For Colombia to actually end its war, it must not only find a way for the ELN and FARC movements to join Colombian politics by peaceful means but also determine which of these other armed groups are considered legitimate for further peace processes.
Should drug lords, warlords, and paramilitaries, which continue to displace the state in different parts of the country, be next? If they are indeed now controlling areas previously run by the FARC, can Colombia achieve a real peace without bringing them to the negotiation table? Or should they be defeated by the might of the state?
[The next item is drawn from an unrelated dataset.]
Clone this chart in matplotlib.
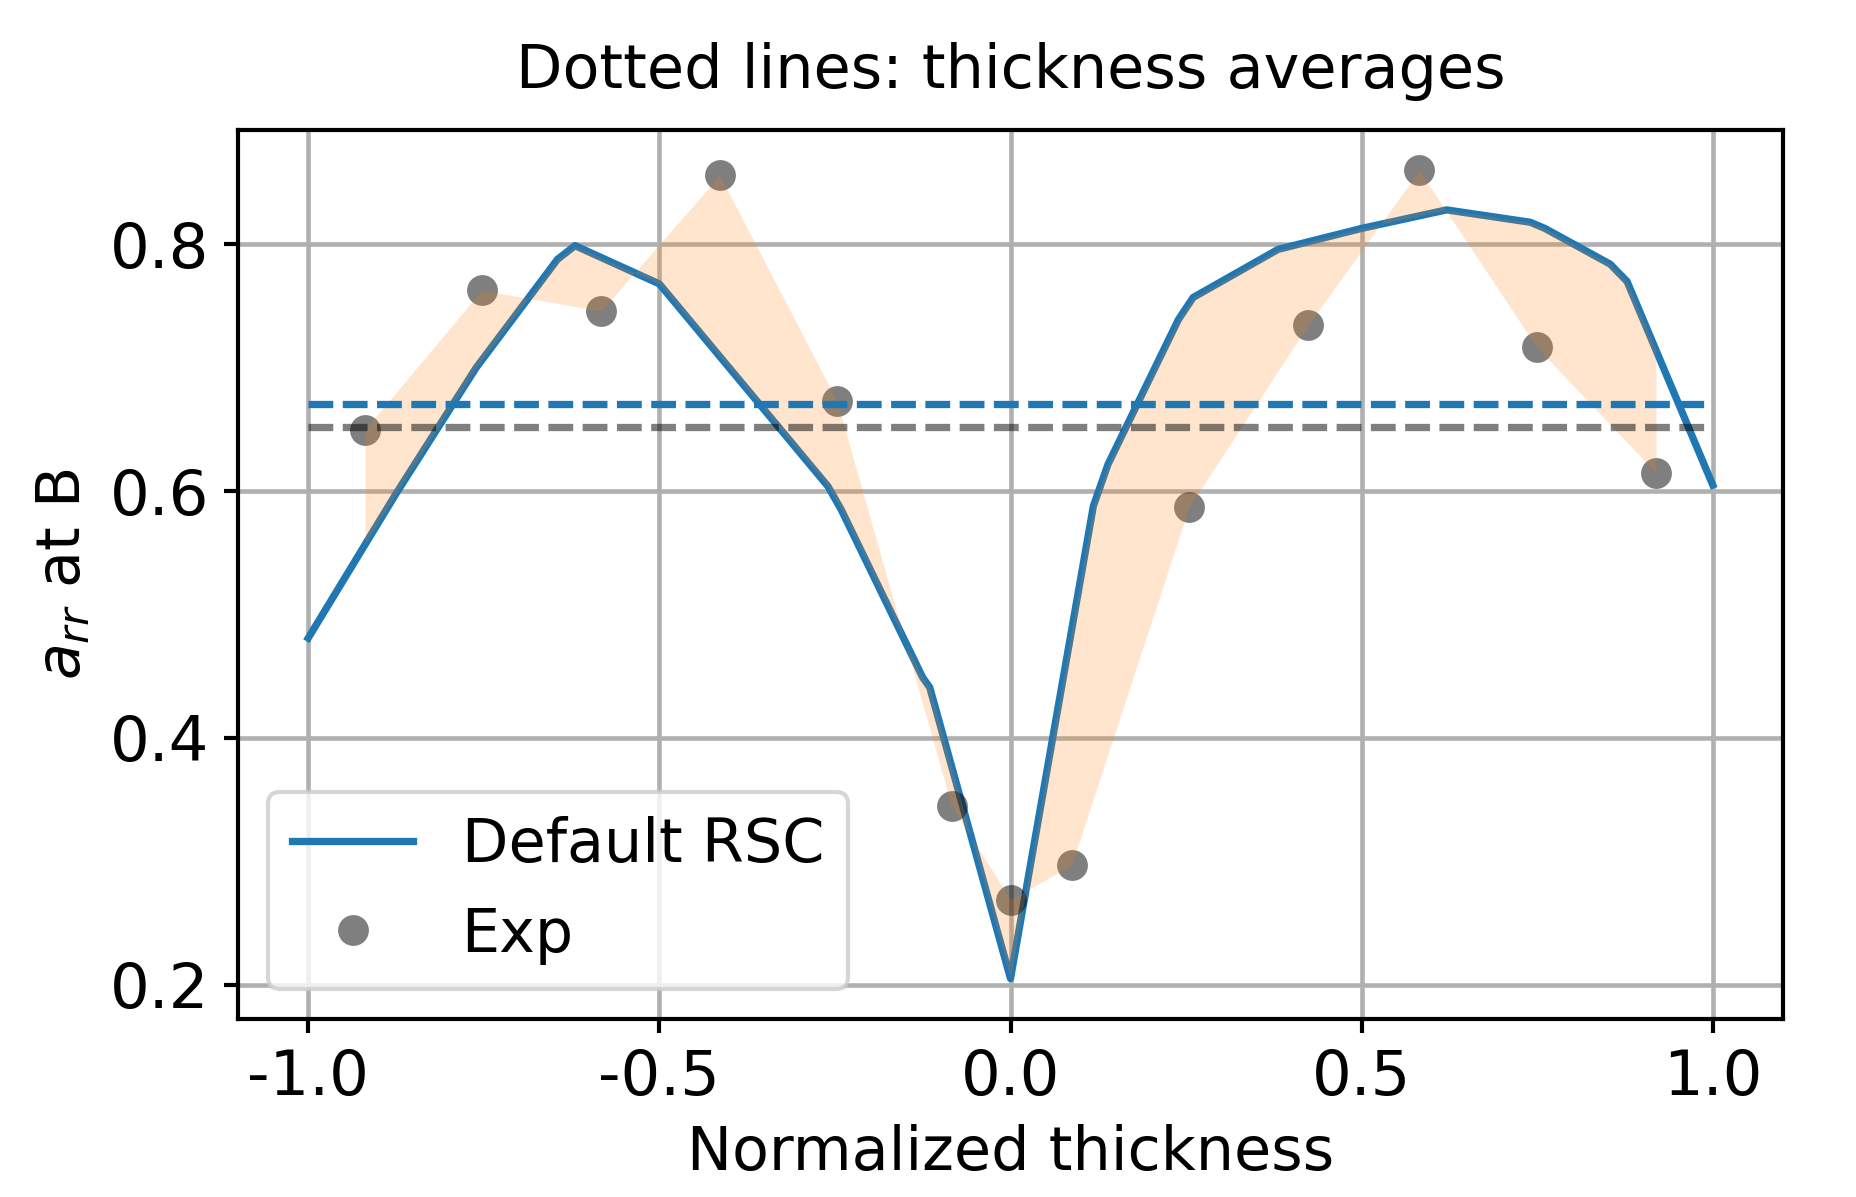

These are thorny questions that demonstrate why peace-building must go beyond the FARC accords. To inform policies and strategies that could help Colombia meet its many challenges, the government of Juan Manuel Santos must leverage the ELN talks to help recognise and learn from the institutional failures that have spawned these armed groups.
Restarting the process
This is the ELN’s fourth official attempt to negotiate with the Colombian state. With its more horizontal and decentralised structure, and because revolutionary dissent is an ELN objective, the group is considered to be more “stubborn” than the FARC. As such, it is difficult to predict the outcome of this upcoming peace process.
It is expected to be different than the four-year-long FARC negotiations, which were often perceived as an elite-to-elite conversation. With the ELN, civil society, including environmental organisations and trade unions that share some of the group’s views will have a voice in the peace process.
This will enable a wider-ranging national negotiation that could, in turn, strengthen and reinforce the existing FARC agreement by supporting a broader peace-building exercise.
Still, a peace agreement is not peace; it is a roadmap for how to arrive at peace. If President Santos succeeds in negotiating and signing a peace accord with the ELN, it would be a momentous achievement. But it would mark the beginning of another journey for Colombia, not an arrival.